Acontece que a descoordenação entre Rui Rio e alguns dos que ele próprio escolheu, como bem notou Marques Mendes, é que tem feito história nos últimos tempos. Não é a guerrilha dos que esperam por Luís Montenegro ou por outro qualquer. Nos episódios da carreira dos professores, do adicional do ISP e do Orçamento, Rui Rio tem razão em todos, mas todos revelam que Rui Rio ainda não conseguiu afirmar a sua liderança.

Rio tem razão quando olha para o conflito entre os professores e o Governo, por causa da contagem do tempo para efeitos de progressão na carreira, e procura resistir à tentação populista de ficar ao lado dos sindicatos para causar embaraço ao Executivo. A carreira dos professores é bem diferente das restantes da Função Pública e isso aconselha prudência por causa do aumento de despesa fixa com salários. Não são as centenas de milhões de euros com impacto no primeiro orçamento, são as centenas de milhões em todos os orçamentos seguintes. A verdade é que os ziguezagues sociais-democratas foram protagonizados pelo vice-presidente David Justino e pelo líder parlamentar, Fernando Negrão.

A demagogia com que se aprovou na generalidade o projeto-lei do CDS para acabar com o Adicional do Imposto sobre produtos petrolíferos é ainda mais confrangedora. Ao que se sabe, a liderança parlamentar estava ciente da recusa do presidente do partido em entrar por estes caminhos mas, mesmo assim, preferiu dar a mão ao CDS para receber do CDS uma mãozinha. Por causa da lei travão, nenhuma diminuição de receitas poderá entrar em vigor na vigência do atual Orçamento, sem a aceitação do Governo. Mesmo que o adicional terminasse, não há nenhuma garantia de que isso tivesse reflexo no preço dos combustíveis. Por exemplo, o IVA para a restauração baixou e os preços não desceram. Uma vez mais, para embaraçar o Governo, o PSD contraria a vontade do presidente e dá um tiro no pé.

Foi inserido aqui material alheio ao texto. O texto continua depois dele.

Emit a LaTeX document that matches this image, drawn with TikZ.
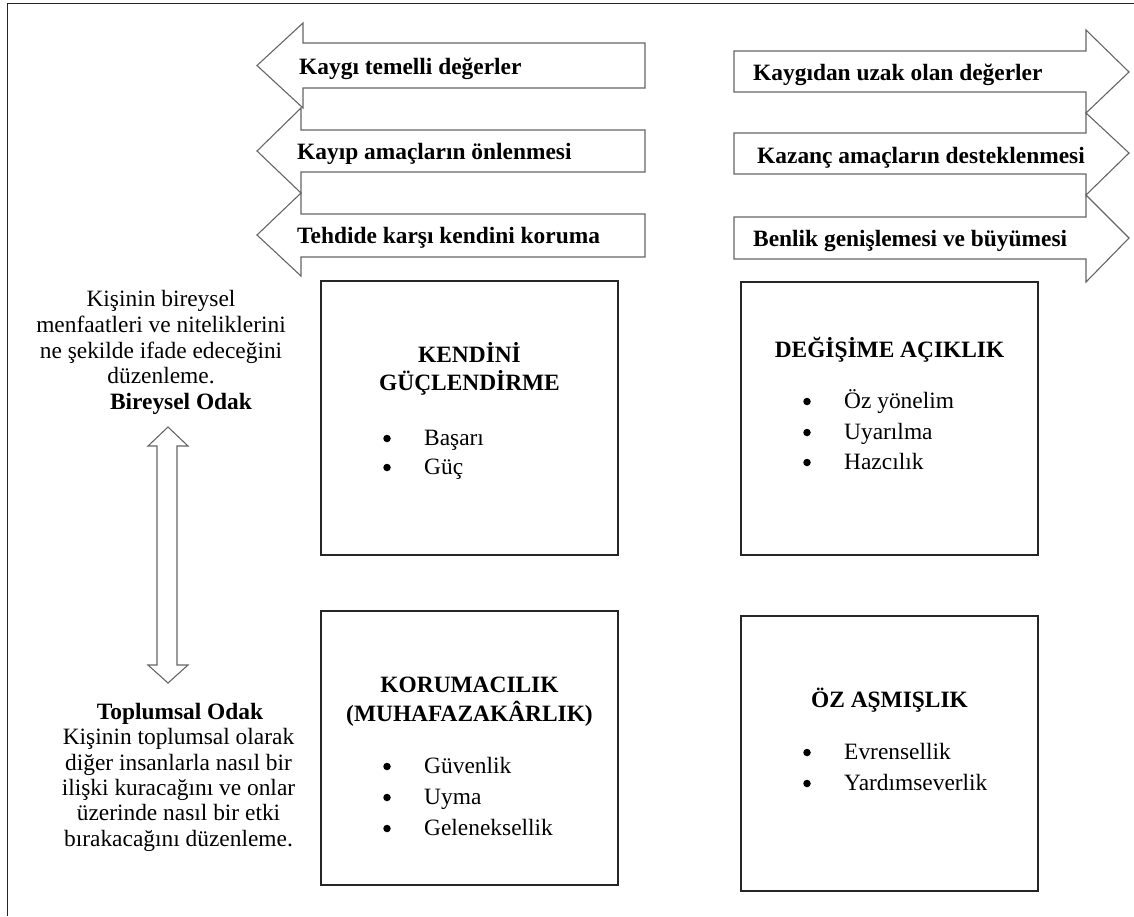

A questão da viabilidade do Orçamento do Estado é menos embaraçante, mas revela igualmente que, na ausência de uma liderança forte, todos sentem que lhes basta dizer publicamente o que pensam, sem cuidar de perceber qual é o pensamento do presidente. Silva Peneda é o porta-voz do PSD para a área da solidariedade, não das finanças ou da economia, mas é mais um caso desnecessário. Peneda diz que o PSD deve dar a mão ao PS e negociar com os socialistas se lhes falhar a Esquerda na aprovação do Orçamento para 2019. Uma vez mais, é Rio quem tem razão. Se António Costa e Marcelo Rebelo de Sousa já determinaram que haverá eleições antecipadas, caso a Esquerda não aprove o documento, é um erro tentar ajudar quem não quer ser ajudado. Tanto mais que revela um receio de partir para eleições antecipadas.

Temos, portanto, que uma coisa é não ter o partido na mão. Há um poder instalado que não quer perder os lugares e é natural que estrebuche. Faz parte da vida, é natural e até é saudável que formas tão distintas de estar na política colidam. Outra coisa é não ter mão no partido. Aí Rui Rio ainda tem caminho para fazer no PSD, se quiser um dia liderar os destinos do país.